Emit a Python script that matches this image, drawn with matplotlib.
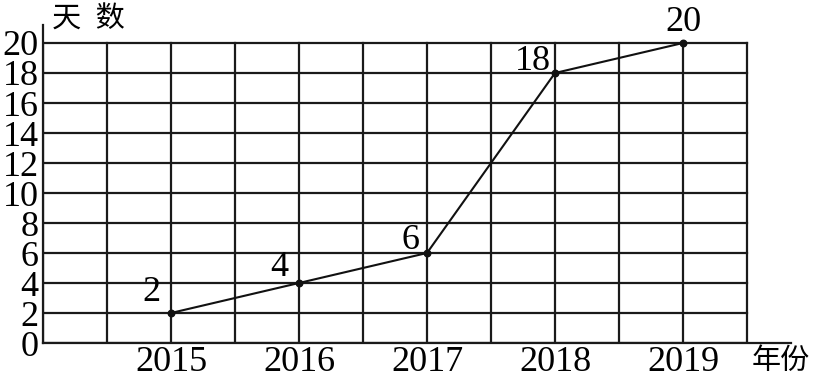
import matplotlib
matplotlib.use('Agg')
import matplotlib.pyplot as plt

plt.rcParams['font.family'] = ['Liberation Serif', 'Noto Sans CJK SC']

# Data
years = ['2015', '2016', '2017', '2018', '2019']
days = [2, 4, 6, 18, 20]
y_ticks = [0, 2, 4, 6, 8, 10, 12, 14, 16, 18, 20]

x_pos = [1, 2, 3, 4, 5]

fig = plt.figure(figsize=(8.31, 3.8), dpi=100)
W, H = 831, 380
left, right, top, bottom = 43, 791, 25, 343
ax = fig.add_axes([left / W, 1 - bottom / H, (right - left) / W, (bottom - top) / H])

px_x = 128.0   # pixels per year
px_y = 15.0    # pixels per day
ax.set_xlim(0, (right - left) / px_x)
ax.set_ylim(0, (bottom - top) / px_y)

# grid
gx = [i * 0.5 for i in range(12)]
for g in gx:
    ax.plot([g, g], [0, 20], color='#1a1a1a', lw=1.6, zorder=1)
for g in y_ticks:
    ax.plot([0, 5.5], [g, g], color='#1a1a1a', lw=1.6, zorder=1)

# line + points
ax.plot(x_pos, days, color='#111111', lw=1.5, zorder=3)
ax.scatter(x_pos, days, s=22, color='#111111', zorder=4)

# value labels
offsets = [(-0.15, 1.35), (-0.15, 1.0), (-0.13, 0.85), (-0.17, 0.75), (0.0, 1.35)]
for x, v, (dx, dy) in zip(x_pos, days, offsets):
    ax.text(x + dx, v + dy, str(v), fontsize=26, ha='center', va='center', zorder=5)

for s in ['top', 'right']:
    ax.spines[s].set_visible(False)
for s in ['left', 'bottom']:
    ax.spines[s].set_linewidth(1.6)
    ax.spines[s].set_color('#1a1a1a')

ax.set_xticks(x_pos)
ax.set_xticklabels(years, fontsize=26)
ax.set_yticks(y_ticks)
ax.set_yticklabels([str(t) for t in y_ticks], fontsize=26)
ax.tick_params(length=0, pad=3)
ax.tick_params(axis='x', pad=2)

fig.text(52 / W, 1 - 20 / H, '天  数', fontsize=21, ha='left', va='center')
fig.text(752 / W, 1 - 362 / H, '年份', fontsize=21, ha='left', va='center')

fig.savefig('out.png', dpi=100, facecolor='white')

### [Aim of the task]
Quote the material word for word, dropping any images it holds.

### [Full answer]
Emit a Python script that matches this image, drawn with matplotlib.
import matplotlib
matplotlib.use('Agg')
import matplotlib.pyplot as plt

plt.rcParams['font.family'] = ['Liberation Serif', 'Noto Sans CJK SC']

# Data
years = ['2015', '2016', '2017', '2018', '2019']
days = [2, 4, 6, 18, 20]
y_ticks = [0, 2, 4, 6, 8, 10, 12, 14, 16, 18, 20]

x_pos = [1, 2, 3, 4, 5]

fig = plt.figure(figsize=(8.31, 3.8), dpi=100)
W, H = 831, 380
left, right, top, bottom = 43, 791, 25, 343
ax = fig.add_axes([left / W, 1 - bottom / H, (right - left) / W, (bottom - top) / H])

px_x = 128.0   # pixels per year
px_y = 15.0    # pixels per day
ax.set_xlim(0, (right - left) / px_x)
ax.set_ylim(0, (bottom - top) / px_y)

# grid
gx = [i * 0.5 for i in range(12)]
for g in gx:
    ax.plot([g, g], [0, 20], color='#1a1a1a', lw=1.6, zorder=1)
for g in y_ticks:
    ax.plot([0, 5.5], [g, g], color='#1a1a1a', lw=1.6, zorder=1)

# line + points
ax.plot(x_pos, days, color='#111111', lw=1.5, zorder=3)
ax.scatter(x_pos, days, s=22, color='#111111', zorder=4)

# value labels
offsets = [(-0.15, 1.35), (-0.15, 1.0), (-0.13, 0.85), (-0.17, 0.75), (0.0, 1.35)]
for x, v, (dx, dy) in zip(x_pos, days, offsets):
    ax.text(x + dx, v + dy, str(v), fontsize=26, ha='center', va='center', zorder=5)

for s in ['top', 'right']:
    ax.spines[s].set_visible(False)
for s in ['left', 'bottom']:
    ax.spines[s].set_linewidth(1.6)
    ax.spines[s].set_color('#1a1a1a')

ax.set_xticks(x_pos)
ax.set_xticklabels(years, fontsize=26)
ax.set_yticks(y_ticks)
ax.set_yticklabels([str(t) for t in y_ticks], fontsize=26)
ax.tick_params(length=0, pad=3)
ax.tick_params(axis='x', pad=2)

fig.text(52 / W, 1 - 20 / H, '天  数', fontsize=21, ha='left', va='center')
fig.text(752 / W, 1 - 362 / H, '年份', fontsize=21, ha='left', va='center')

fig.savefig('out.png', dpi=100, facecolor='white')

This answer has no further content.